Scientists Propose a New Method to Probe the Evolutionary History of the Universe
New research from the Harvard-Smithsonian Center for Astrophysics suggests that oscillating heavy particles generated “clocks” in the primordial universe that could be used to determine what produced the initial conditions that gave rise to the universe.
How did the universe begin? And what came before the Big Bang? Cosmologists have asked these questions ever since discovering that our universe is expanding. The answers aren’t easy to determine. The beginning of the cosmos is cloaked and hidden from the view of our most powerful telescopes. Yet observations we make today can give clues to the universe’s origin. New research suggests a novel way of probing the beginning of space and time to determine which of the competing theories is correct.
The most widely accepted theoretical scenario for the beginning of the universe is inflation, which predicts that the universe expanded at an exponential rate in the first fleeting fraction of a second. However a number of alternative scenarios have been suggested, some predicting a Big Crunch preceding the Big Bang. The trick is to find measurements that can distinguish between these scenarios.
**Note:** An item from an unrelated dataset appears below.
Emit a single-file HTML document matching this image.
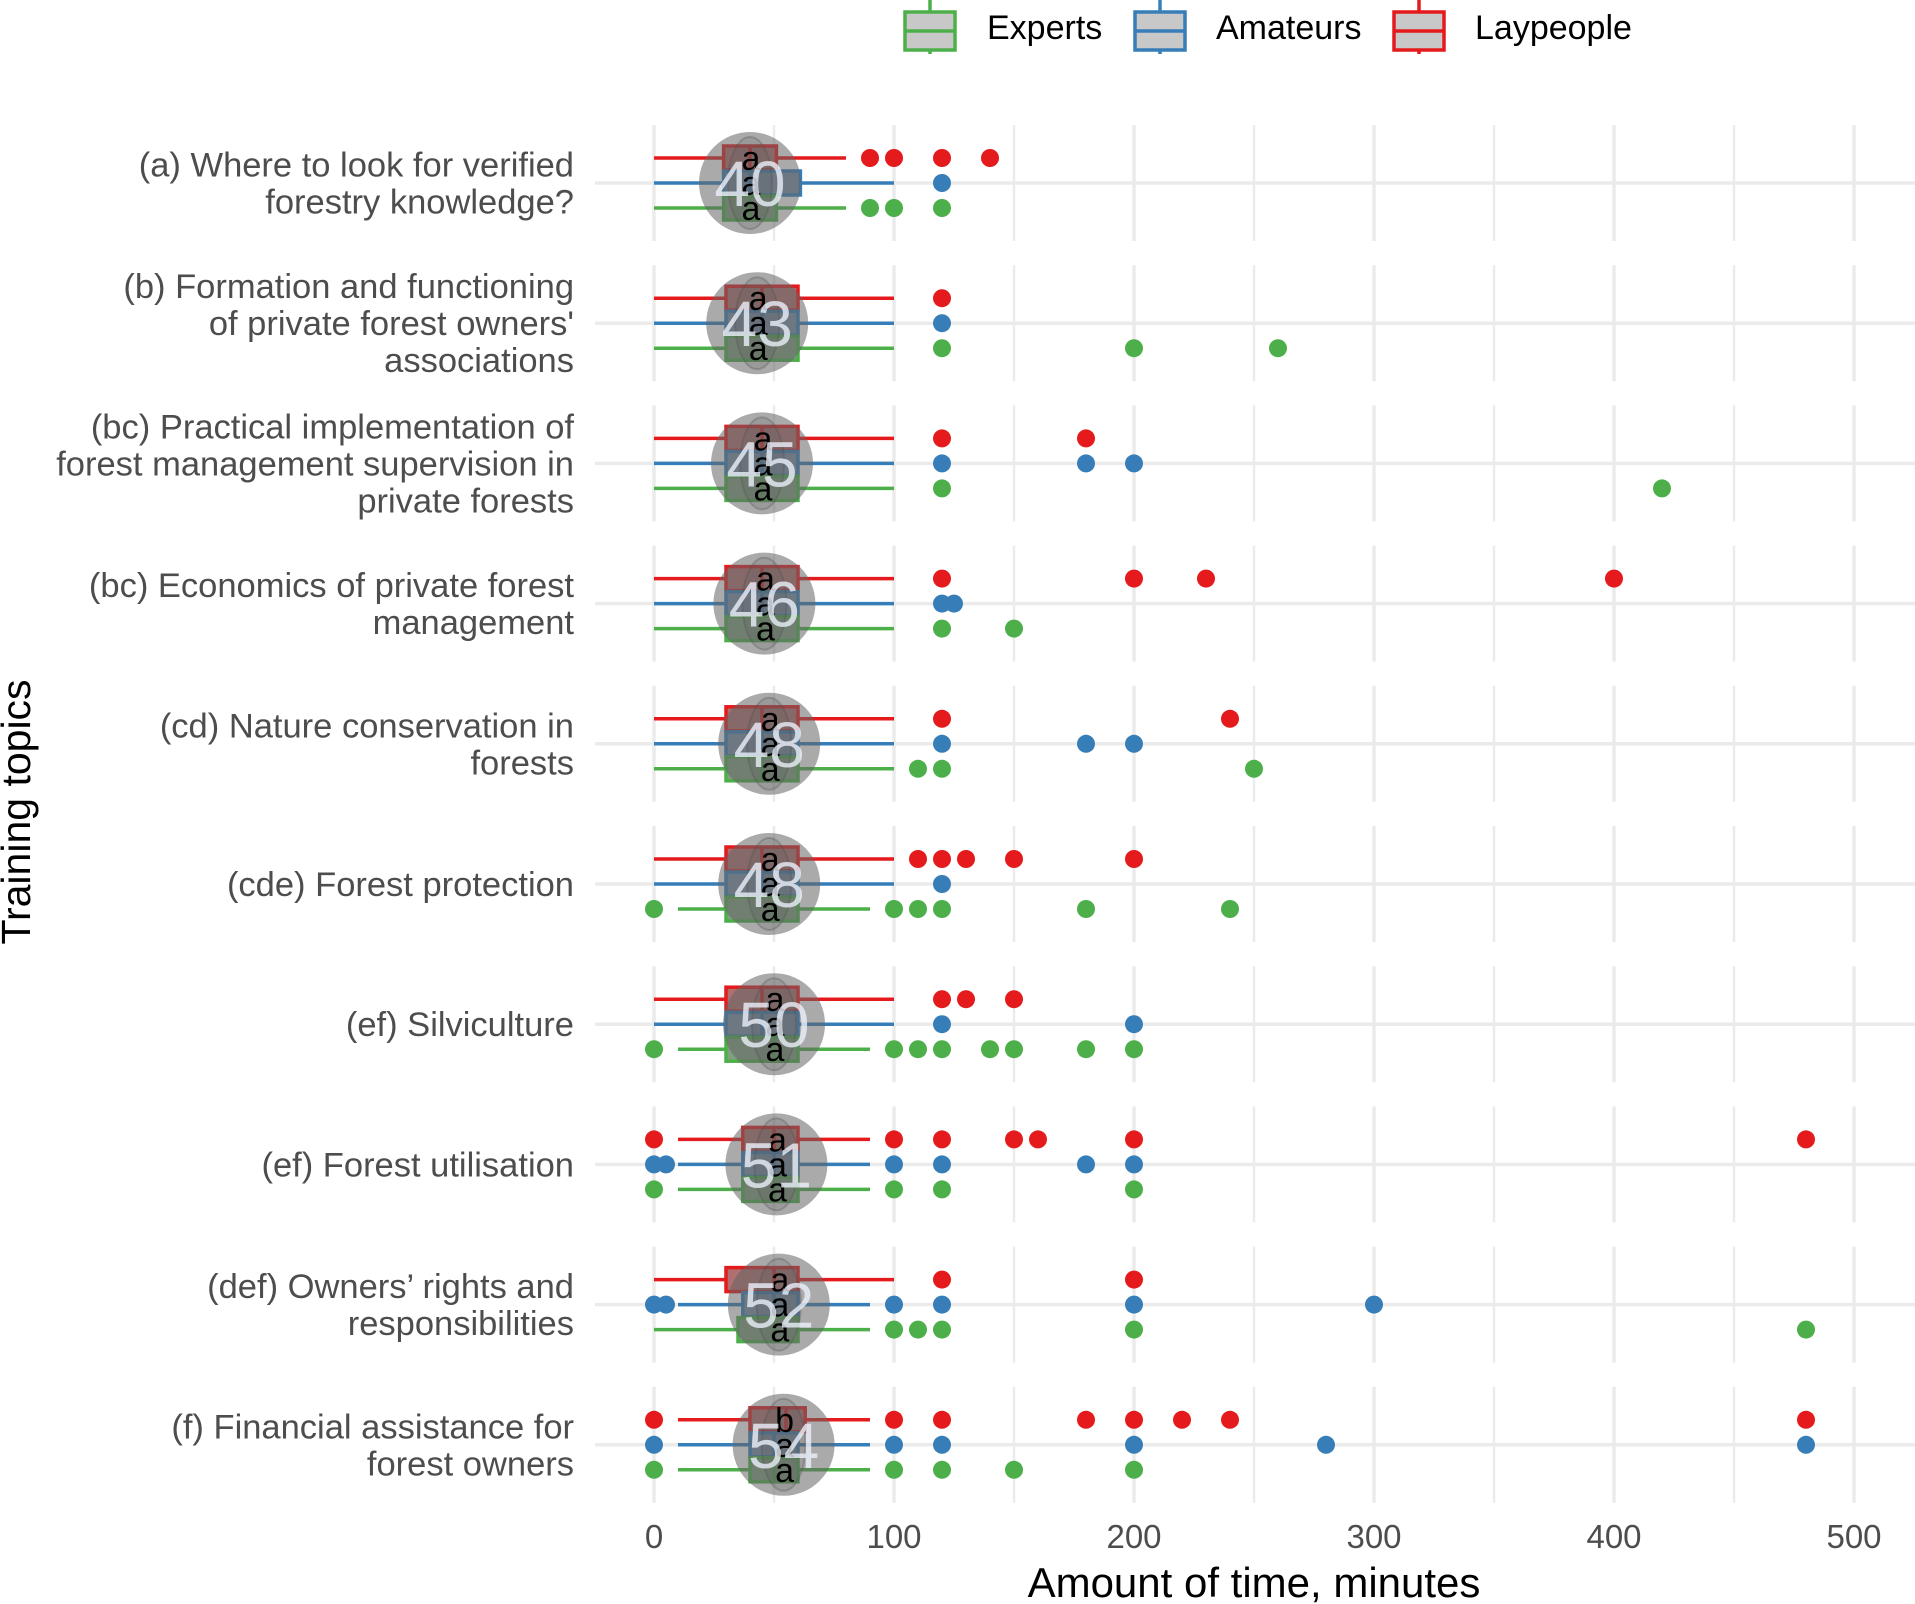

One promising source of information about the universe’s beginning is the cosmic microwave background (CMB) – the remnant glow of the Big Bang that pervades all of space. This glow appears smooth and uniform at first, but upon closer inspection varies by small amounts. Those variations come from quantum fluctuations present at the birth of the universe that have been stretched as the universe expanded.
The conventional approach to distinguish different scenarios searches for possible traces of gravitational waves, generated during the primordial universe, in the CMB. “Here we are proposing a new approach that could allow us to directly reveal the evolutionary history of the primordial universe from astrophysical signals. This history is unique to each scenario,” says coauthor Xingang Chen of the Harvard-Smithsonian Center for Astrophysics (CfA) and the University of Texas at Dallas.
While previous experimental and theoretical studies give clues to spatial variations in the primordial universe, they lack the key element of time. Without a ticking clock to measure the passage of time, the evolutionary history of the primordial universe can’t be determined unambiguously.
“Imagine you took the frames of a movie and stacked them all randomly on top of each other. If those frames aren’t labeled with a time, you can’t put them in order. Did the primordial universe crunch or bang? If you don’t know whether the movie is running forward or in reverse, you can’t tell the difference,” explains Chen.
This new research suggests that such “clocks” exist, and can be used to measure the passage of time at the universe’s birth. These clocks take the form of heavy particles, which are an expected product of the “theory of everything” that will unite quantum mechanics and general relativity. They are named the “primordial standard clocks.”
Subatomic heavy particles will behave like a pendulum, oscillating back and forth in a universal and standard way. They can even do so quantum-mechanically without being pushed initially. Those oscillations or quantum wiggles would act as clock ticks, and add time labels to the stack of movie frames in our analogy.